SET TASK
Starting at the first line of the listing below, repeat each line up to and including the one containing "(sys) at (738.5,77.5)". Leave out pictures.

SOURCE MATERIAL
****************

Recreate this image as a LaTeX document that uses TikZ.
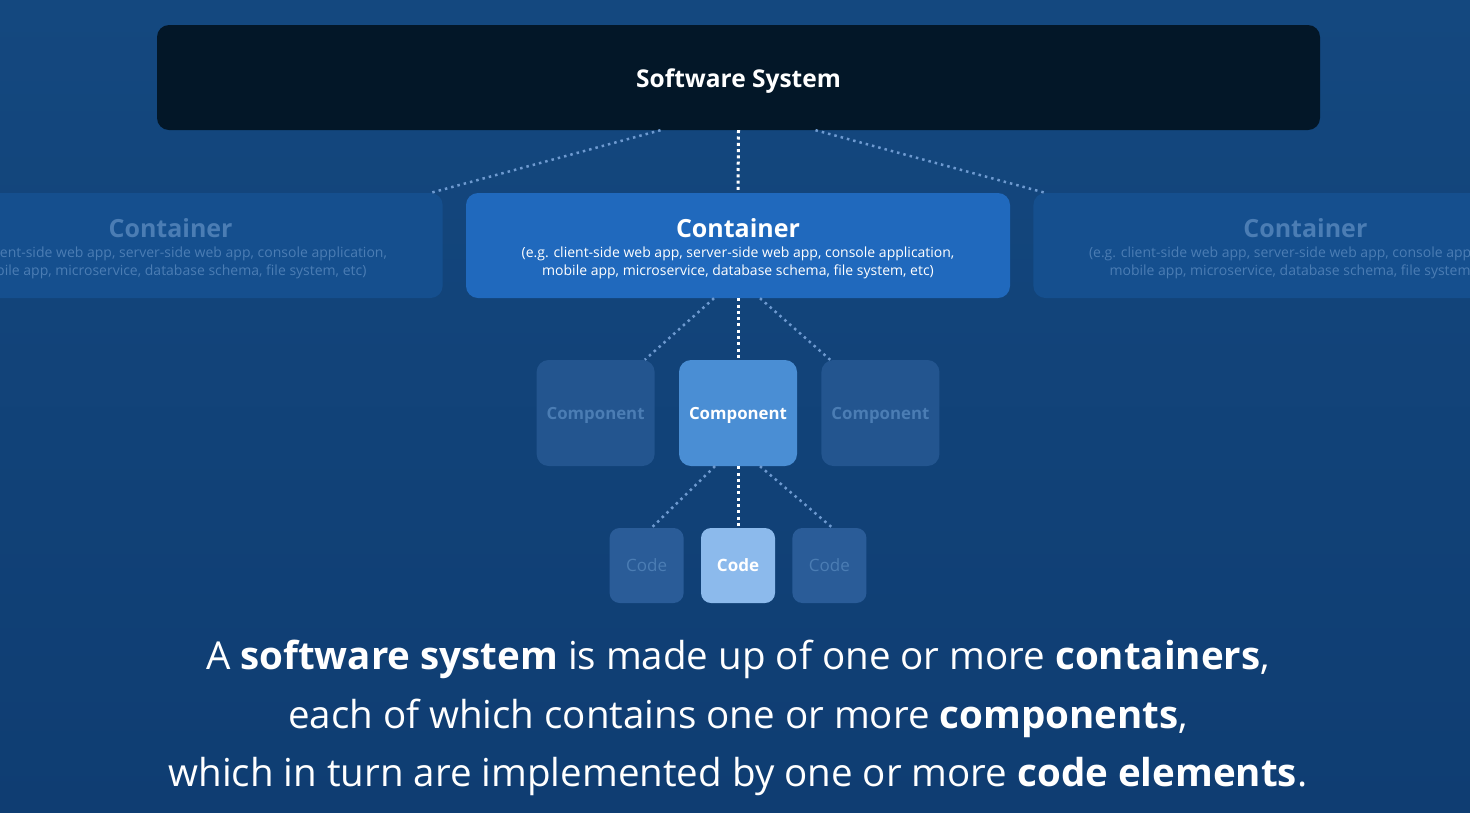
\documentclass[tikz,border=0pt]{standalone}
\usepackage{fontspec}
\setmainfont{Open Sans}
\usetikzlibrary{positioning}

\definecolor{bgtop}{HTML}{14487F}
\definecolor{bgbot}{HTML}{0F3D72}
\definecolor{sysfill}{HTML}{031728}
\definecolor{contfill}{HTML}{2069BD}
\definecolor{contdim}{HTML}{154F8E}
\definecolor{compfill}{HTML}{4A8ED4}
\definecolor{compdim}{HTML}{23558F}
\definecolor{codefill}{HTML}{8CBAEC}
\definecolor{codedim}{HTML}{2A5C98}
\definecolor{textdim}{HTML}{4B7DB4}
\definecolor{dotdim}{HTML}{6E9AD0}

\tikzset{
  box/.style={rounded corners=12pt, inner sep=0pt, align=center},
  sysbox/.style={box, fill=sysfill, minimum width=1163pt, minimum height=105pt,
    text=white, font=\fontsize{24.5}{28}\selectfont\bfseries,
    text height=25.5pt, text depth=6pt},
  contbox/.style={box, fill=contfill, minimum width=544pt, minimum height=105pt,
    text=white, font=\fontsize{14}{18}\selectfont},
  contside/.style={contbox, fill=contdim, text=textdim},
  compbox/.style={box, fill=compfill, minimum width=118pt, minimum height=106pt,
    text=white, font=\fontsize{16.8}{20}\selectfont\bfseries,
    text height=16pt, text depth=4pt},
  compside/.style={compbox, fill=compdim, text=textdim},
  codebox/.style={box, fill=codefill, minimum width=74pt, minimum height=75pt,
    rounded corners=10pt, text=white, font=\fontsize{17}{20}\selectfont\bfseries},
  codeside/.style={codebox, fill=codedim, text=textdim, font=\fontsize{17}{20}\selectfont},
  mainlink/.style={white, line width=3pt, dash pattern=on 3pt off 3.3pt},
  sidelink/.style={dotdim, line width=2.5pt, dash pattern=on 2.5pt off 4pt}
}

\newcommand{\conttext}{%
  {\rule{0pt}{26pt}\fontsize{25}{30}\selectfont\bfseries Container}\\[2pt]
  (e.g. client-side web app, server-side web app, console application,\\
  mobile app, microservice, database schema, file system, etc)}

\begin{document}
\begin{tikzpicture}[x=1pt,y=-1pt]

\useasboundingbox (0,0) rectangle (1470,812);
\clip (0,0) rectangle (1470,812);
\fill[top color=bgtop, bottom color=bgbot] (0,0) rectangle (1470,812);

%--------------------
% software system
%--------------------
\node[sysbox] (sys) at (738.5,77.5) {Software System};

%--------------------
% containers
%--------------------
\node[contbox] (cc) at (738,245.5) {\conttext};
\node[contside] (cl) [left=23pt of cc] {\conttext};
\node[contside] (cr) [right=23pt of cc] {\conttext};

%--------------------
% components
%--------------------
\node[compbox] (mc) at (738,413) {Component};
\node[compside] (ml) [left=24pt of mc] {Component};
\node[compside] (mr) [right=24pt of mc] {Component};

%--------------------
% code
%--------------------
\node[codebox] (dc) at (738,565.5) {Code};
\node[codeside] (dl) [left=17pt of dc] {Code};
\node[codeside] (dr) [right=17pt of dc] {Code};

% dotted links
\draw[mainlink] (sys.south) -- (cc.north);
\draw[sidelink] ([xshift=-78pt]sys.south) -- ([xshift=-12pt]cl.north east);
\draw[sidelink] ([xshift=77pt]sys.south) -- ([xshift=12pt]cr.north west);

\draw[mainlink] (cc.south) -- (mc.north);
\draw[sidelink] ([xshift=-24pt]cc.south) -- ([xshift=-10pt]ml.north east);
\draw[sidelink] ([xshift=22pt]cc.south) -- ([xshift=9pt]mr.north west);

\draw[mainlink] (mc.south) -- (dc.north);
\draw[sidelink] ([xshift=-23pt]mc.south) -- ([xshift=5pt]dl.north);
\draw[sidelink] ([xshift=22pt]mc.south) -- ([xshift=3pt]dr.north);

%--------------------
% caption
%--------------------
\node[align=center, text=white, font=\fontsize{38.5}{58.5}\selectfont] (caption) at (738,718)
  {A \textbf{software system} is made up of one or more \textbf{containers},\\
   each of which contains one or more \textbf{components},\\
   which in turn are implemented by one or more \textbf{code elements}.};

\end{tikzpicture}
\end{document}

****************

THE SOLUTION
Recreate this image as a LaTeX document that uses TikZ.
\documentclass[tikz,border=0pt]{standalone}
\usepackage{fontspec}
\setmainfont{Open Sans}
\usetikzlibrary{positioning}

\definecolor{bgtop}{HTML}{14487F}
\definecolor{bgbot}{HTML}{0F3D72}
\definecolor{sysfill}{HTML}{031728}
\definecolor{contfill}{HTML}{2069BD}
\definecolor{contdim}{HTML}{154F8E}
\definecolor{compfill}{HTML}{4A8ED4}
\definecolor{compdim}{HTML}{23558F}
\definecolor{codefill}{HTML}{8CBAEC}
\definecolor{codedim}{HTML}{2A5C98}
\definecolor{textdim}{HTML}{4B7DB4}
\definecolor{dotdim}{HTML}{6E9AD0}

\tikzset{
  box/.style={rounded corners=12pt, inner sep=0pt, align=center},
  sysbox/.style={box, fill=sysfill, minimum width=1163pt, minimum height=105pt,
    text=white, font=\fontsize{24.5}{28}\selectfont\bfseries,
    text height=25.5pt, text depth=6pt},
  contbox/.style={box, fill=contfill, minimum width=544pt, minimum height=105pt,
    text=white, font=\fontsize{14}{18}\selectfont},
  contside/.style={contbox, fill=contdim, text=textdim},
  compbox/.style={box, fill=compfill, minimum width=118pt, minimum height=106pt,
    text=white, font=\fontsize{16.8}{20}\selectfont\bfseries,
    text height=16pt, text depth=4pt},
  compside/.style={compbox, fill=compdim, text=textdim},
  codebox/.style={box, fill=codefill, minimum width=74pt, minimum height=75pt,
    rounded corners=10pt, text=white, font=\fontsize{17}{20}\selectfont\bfseries},
  codeside/.style={codebox, fill=codedim, text=textdim, font=\fontsize{17}{20}\selectfont},
  mainlink/.style={white, line width=3pt, dash pattern=on 3pt off 3.3pt},
  sidelink/.style={dotdim, line width=2.5pt, dash pattern=on 2.5pt off 4pt}
}

\newcommand{\conttext}{%
  {\rule{0pt}{26pt}\fontsize{25}{30}\selectfont\bfseries Container}\\[2pt]
  (e.g. client-side web app, server-side web app, console application,\\
  mobile app, microservice, database schema, file system, etc)}

\begin{document}
\begin{tikzpicture}[x=1pt,y=-1pt]

\useasboundingbox (0,0) rectangle (1470,812);
\clip (0,0) rectangle (1470,812);
\fill[top color=bgtop, bottom color=bgbot] (0,0) rectangle (1470,812);

%--------------------
% software system
%--------------------
\node[sysbox] (sys) at (738.5,77.5) {Software System};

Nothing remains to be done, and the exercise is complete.